UK transport secretary Christopher Grayling could not have been more poorly informed and briefed when he said that industrial dispute involving one of England’s busiest train companies was ‘all about who pushes a button to close the doors’.
Mr Grayling’s comment came during a television interview from the Conservative Party conference in Birmingham.
The dispute involves the Rail, Maritime and Transport Union and Southern, part of the Govia-run Great Northern, Thameslink and Southern (G’n’Ts) operating contract.
The G’n’Ts managers say drivers can close doors perfectly safely. The RMT disagrees, saying guards are vital to passenger safely.
The day before the strike, services on another part of the G’n’Ts route network were disrupted after one of their trains hit a herd of cows that had escaped onto the railway lines near Peterborough. Several animals were killed.
Trains on that route – which is also part of the East Coast Mainline – operated by Virgin East Coast, Grand Central and Hull Trains were also affected, with delays and disruption lasting for nearly 12 hours.
Those intending to travel from Leeds to London early that afternoon were diverted – via Sheffield.
In Leeds, the scores of passengers ready to occupy an eight-carriage train in Leeds were hoarded on to an already busy five-carriage diesel unit operated by Deutsche Bahn’s Cross Country Trains business.
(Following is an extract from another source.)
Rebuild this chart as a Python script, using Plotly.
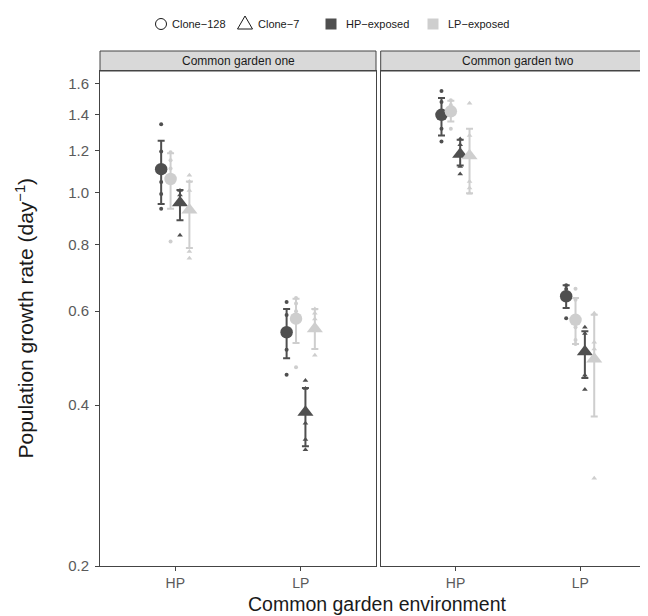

That loading process took nearly 15 minutes and was only achieved because a guard was able to get off the train to walk along the platform, encouraging travellers to move along each carriage so that more people could get on.
Although despatchers from other companies helped, it would not have been sensible – or safe – for the driver to leave the train cab to do this job. Either passengers would have been standing dangerously in a heavily overcrowded train because no one had encouraged them to love or others would have been abandoned, to face further delays to their journeys.
As far as the train operating companies are concerned, revenue and profits are the focus while safety and service are but incidental.
The passengers heeded the guard-conductor because they knew he had safety responsibilities. Attitudes towards conductors regarded simply as glorified ticket inspectors would not have been the same.
The role of guard-conductors is already made worse, because they are regarded as personifying the officious and long-winded announcements about ticket restrictions that they are required to read by insensitive train-operating company (Toc) executives at the start of each journey. Such scripts are widely perceived by passengers as money-grabbing and sanctimonious, reminding them that as far as the Tocs are concerned, revenue and profits are the focus while safety and service are but incidental.
In emergencies, such as trains hitting cows for example, passengers are far more prepared to listen to instructions and advice from railway staff they know have safety responsibility and training. The respect and regard given to those they see as jumped-up ticket sellers will not be the same, so when emergencies do occur, the consequences could easily be more serious.
Mr Grayling and G’n’Ts company executives may say that such incidents are rare. That may be true. However, when they do occur, the probability of serious distress or injury may be exacerbated unnecessarily by a relative short-term and short-sighted attempt to cut costs.
Unless drivers can quickly check each door with closed-circuit TV cameras inside the carriages before every departure, they will not see anyone standing too close to a door or overcrowding in vestibules. Leaving their cabs to make checks would both increase the stopping time and every station and be an unnecessary and unjustifiable safety compromise.
Lay passengers’ perceptions of danger may well increase as they become more aware of the risks that go with the removal of train guards. While incidents when guards are needed may be rare, the potential ramifications may be out of all proportion.
Ironically, Mr Grayling’s comments came just hours before his approach to privatising the UK probation service had been condemned by HM Inspector of Probation. Dame Glenys Stacey indirectly blamed the dogma of the then justice secretary for failing prisoners and increasing public dangers.
And, within 48 hours, Scotrail – which is run by Abellio, the overseas division of Netherlands Railways – had reached an agreement with the RMT that their guards would remain responsible for closing train doors.